A GWPF talk by Dr Christopher Essex ‚Äì Chairman, Permanent Monitoring Panel on Climate, World Federation of Scientists, and Professor and Associate Chair, Department of Applied Mathematics, University of Western Ontario (Canada) in London, 12 February 2015
Has the scientific problem of climate been solved in terms of basic physics and mathematics? No, but you will be forgiven if you thought otherwise. For decades, the most rigorous treatments of climate have been done through climate models. The clever model pioneers understood many of their inherent limitations, but tried to persevere nonetheless. Today, few academics are even aware of what the pioneers understood, let alone what has been learned since about the full depth of modelling difficulties.

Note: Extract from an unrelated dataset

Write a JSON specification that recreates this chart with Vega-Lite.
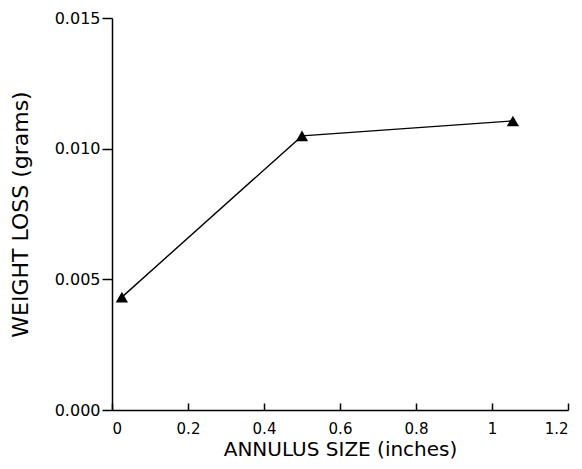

Meanwhile popular expressions of the scientific technicalities are largely superficial, defective, comically nonsensical, and virtually uncorrectable. All of the best physics and all of the best computer models cannot put this Humpty Dumpty together, because we face some of the most fundamental problems of modern science in climate, but hardly know it. If you think you want to have a go at those problems, there are at least a couple million dollars in prizes in it, not to mention a Fields Medal or two.
But even if you don’t have some spare afternoons to solve problems that have stymied the best minds in history, this talk will cure computer cachet even for laymen, putting climate models into theirs proper perspective.